Chapter 7: Teardrop in the Rain - finding the singer (part 1)



Estelle writes ...

There are places where the air is so dry it inhales the evening. The mirage on the horizon is an afterthought. I have not been caught in the eye of the storm nor have I lived in a place where there is no rain for a year. I have been where the sand fills your mouth if you don't put a scarf over your face and where the sound of nothing is loud. 

A photograph can spark it off making you linger in that limbo all day. 

Moon valley in Namibia and it's near silence stays with me. The day time sky burned when I looked up into a blue that hasn't got a name by colour. The mostly dull grey of varying depth was rough and jagged when I dropped my head and looked down. 

Late afternoon in London
Sitting on a rock statue style still under a cloudless night the half moon flicked between see-through shadows cast by stones. I heard my heart beat slow and steady. The only other sound I could hear was a faraway hum that lasted for a few seconds, starting and stopping with pauses.

That night my mind didn't dance to tunes I'd heard. I imagined what it felt like to see the piano for the first time then play it.

Jan muses …

As Duke Ellington said 'The most important thing I look for in a musician is whether he knows how to listen'

Today I muse on the many ways of listening ...

The rhythm you hear in between the notes makes your sense of feel.
The chords you hear beneath a melody makes your sense of harmony.

No two people hear or play the same note the same way
and when they do it's as if the planets have lined up!

The glorious rich sound of the orchestra comes from the different timings of each player as they play the same notes together from a composer's score.
Out of many comes the one ...

Vocalists can sing a word a thousand different ways ...



As writers we listen mostly to silence
and in the sound of silence
we can hear the sadness and longing, the pain and hurt and the joy and laughter of people's lives - all making 'The Sound of You'.

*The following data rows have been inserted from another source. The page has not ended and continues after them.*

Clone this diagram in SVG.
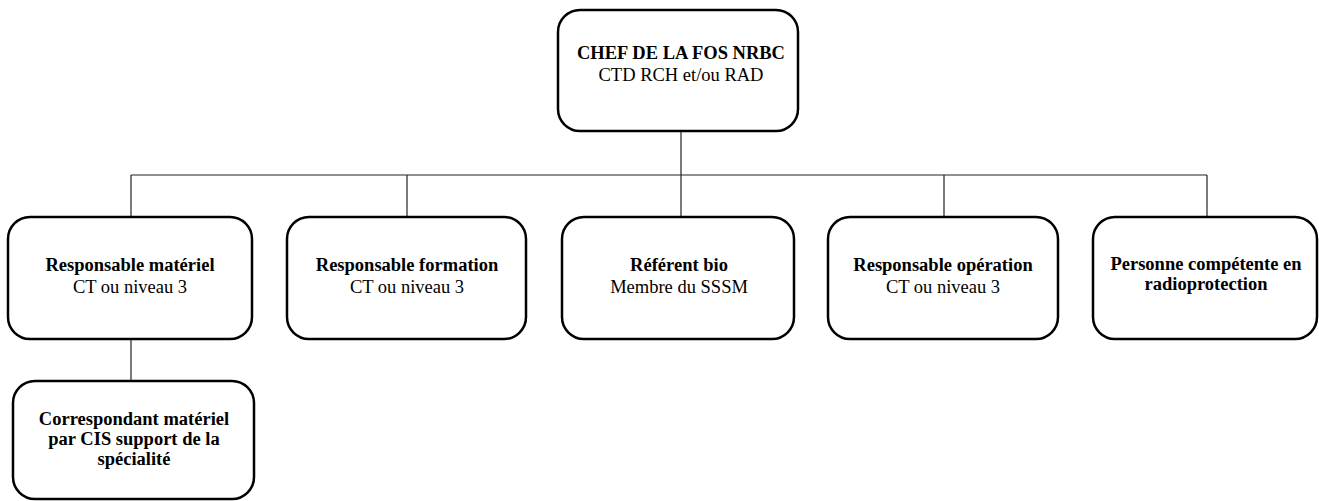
<svg xmlns="http://www.w3.org/2000/svg" width="1319" height="501" viewBox="0 0 1319 501">
<style>
.box{fill:#fff;stroke:#000;stroke-width:2.5}
.conn{fill:none;stroke:#222;stroke-width:1.2}
text{font-family:"Liberation Serif","Times New Roman",serif;font-size:18.5px;fill:#000;text-anchor:middle}
.b{font-weight:bold}
</style>
<rect width="1319" height="501" fill="#fff"/>
<g id="connectors">
<line class="conn" x1="681" y1="131" x2="681" y2="175"/>
<line class="conn" x1="131" y1="175" x2="1207" y2="175"/>
<line class="conn" x1="131" y1="175" x2="131" y2="217"/>
<line class="conn" x1="407" y1="175" x2="407" y2="217"/>
<line class="conn" x1="681" y1="175" x2="681" y2="217"/>
<line class="conn" x1="944" y1="175" x2="944" y2="217"/>
<line class="conn" x1="1207" y1="175" x2="1207" y2="217"/>
<line class="conn" x1="131" y1="339" x2="131" y2="381"/>
</g>
<g id="chef">
<rect class="box" x="558" y="10" width="240" height="121" rx="22"/>
<text x="681" y="59" class="b">CHEF DE LA FOS NRBC</text>
<text x="681" y="81">CTD RCH et/ou RAD</text>
</g>
<g id="materiel">
<rect class="box" x="8" y="217" width="244" height="122" rx="22"/>
<text x="130" y="271" class="b">Responsable matériel</text>
<text x="130" y="293">CT ou niveau 3</text>
</g>
<g id="formation">
<rect class="box" x="287" y="217" width="239" height="122" rx="22"/>
<text x="407" y="271" class="b">Responsable formation</text>
<text x="407" y="293">CT ou niveau 3</text>
</g>
<g id="bio">
<rect class="box" x="562" y="217" width="232" height="122" rx="22"/>
<text x="679" y="271" class="b">Référent bio</text>
<text x="679" y="293">Membre du SSSM</text>
</g>
<g id="operation">
<rect class="box" x="828" y="217" width="230" height="122" rx="22"/>
<text x="943" y="271" class="b">Responsable opération</text>
<text x="943" y="293">CT ou niveau 3</text>
</g>
<g id="radioprotection">
<rect class="box" x="1093" y="217" width="224" height="122" rx="22"/>
<text x="1206" y="270" class="b">Personne compétente en</text>
<text x="1206" y="290" class="b">radioprotection</text>
</g>
<g id="correspondant">
<rect class="box" x="13" y="381" width="241" height="118" rx="22"/>
<text x="134" y="425" class="b">Correspondant matériel</text>
<text x="134" y="445" class="b">par CIS support de la</text>
<text x="134" y="465" class="b">spécialité</text>
</g>
</svg>
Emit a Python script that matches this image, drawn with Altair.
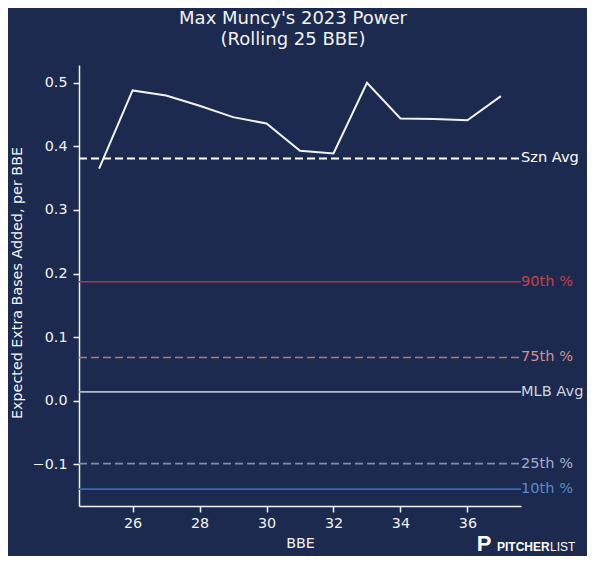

Like the Whirling Dervishes
and Thelonius Monk
we dance alone in the alone
listening to moments of time inside our head.

We may fall down
when we spin too fast
out of control
but the trick is to dust yourself off and get up
again
and again
and again.

To bathe in the truth of the river
and come out born again
and again
and again.

To listen
until we can hear
a tear drop in the rain.

Jan Pulsford Sept 4th 2013
----------------------------

Chico says ...

Finding not "a" singer but "the" singer is not easy. Each song has its' own story to tell, the singer must get in touch with the essence of the story the song has to express as well as tell his/her story within that context. There are many with beautiful instruments, some with unusual instruments (I think of Louis Armstrong in this category), and there are those with their own unique instruments. Finding the singer to sing the story that captures the spirit and the heart of the song(s) is the idea of what we seek. "To Hear a Teardrop In The Rain," this is the objective and the desire.